You, running a small business or managing content for a client, are not doing that. And that’s not a judgement. You’ve got a business to run. But it means daily posting without that level of intentional study is almost always throwing spaghetti at the wall and hoping something sticks.
Consistency beats frequency every single time. Two or three well-planned posts a week will outperform seven scattered ones.
What to actually post
If daily posting isn’t the goal, what is? A framework that covers three content types, applied consistently.
Attract. Content designed to bring new people in. Trend-based posts, reaction videos, hook-led Reels, a take on something happening in your industry. These users won’t usually stay or buy, but this is how you surf the algorithm’s preference for discovery content.
Nurture. Content that builds trust with people who already know you. Behind the scenes footage, opinion pieces, case studies, stories about how you delivered something. This is you doing the job, visibly, in a way that makes people trust you.
Sell. Yes, actually selling. Product demos. Showing how your service works. Presenting yourself or your offer in a way that makes it easy for someone to buy. If you’re running social and you’re not selling anywhere on it, you’re missing the point of the whole exercise.
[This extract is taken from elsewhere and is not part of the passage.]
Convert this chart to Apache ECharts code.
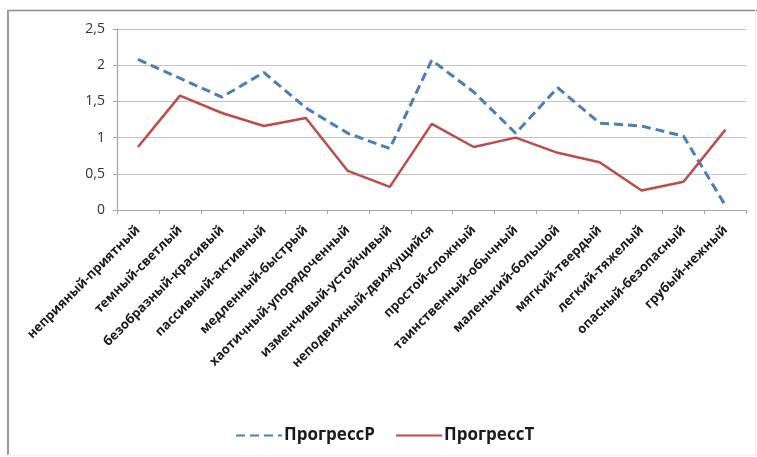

Commit to one or two posts a week across those three categories, done properly, and you’ll outperform most small businesses posting seven times a week with no structure.
The paid and organic connection
Here’s the bit most people miss, and it’s genuinely the highest leverage thing you can do if you’re running ads alongside organic.
Your organic content is your testing ground. Not your paid ad budget.
Every post you put out is a data point. Which ones got attention. Which ones earned saves or shares. Which hooks stopped the scroll. When something performs well organically, you’ve got evidence it will probably work as a paid ad, without having to spend money to find out.
That means your organic work does three things at once:
- Builds trust and visibility with your existing audience
- Attracts new followers through discovery feeds
- Identifies which creative is worth amplifying with paid budget
And in reverse, when you’re running ads, you can see which creative is performing best and feed that back into your organic calendar. Paid and organic become a loop, each one making the other smarter.
The old thinking of “keep paid and organic completely separate” doesn’t apply anymore. In 2026, they’re the same system viewed from two angles.
The real takeaway
Consistency matters. Frequency matters less than you think.
The question isn’t “am I posting every day?” It’s “am I posting intentionally, in a format my audience actually responds to, with the kind of rhythm I can sustain long term?”
If you’re burning out from daily posting, that’s your cue to strip it back. Two or three genuinely good posts a week will do more for your business than seven rushed ones. You’ll have more energy for the content you do produce. Your audience will start to recognise the shape of what you do. And your ads will perform better because they’ve got warm audiences and proven creative to draw on.
None of this is about hacking the algorithm. It’s about making content your audience actually wants to watch, and trusting that quality over time beats volume for its own sake.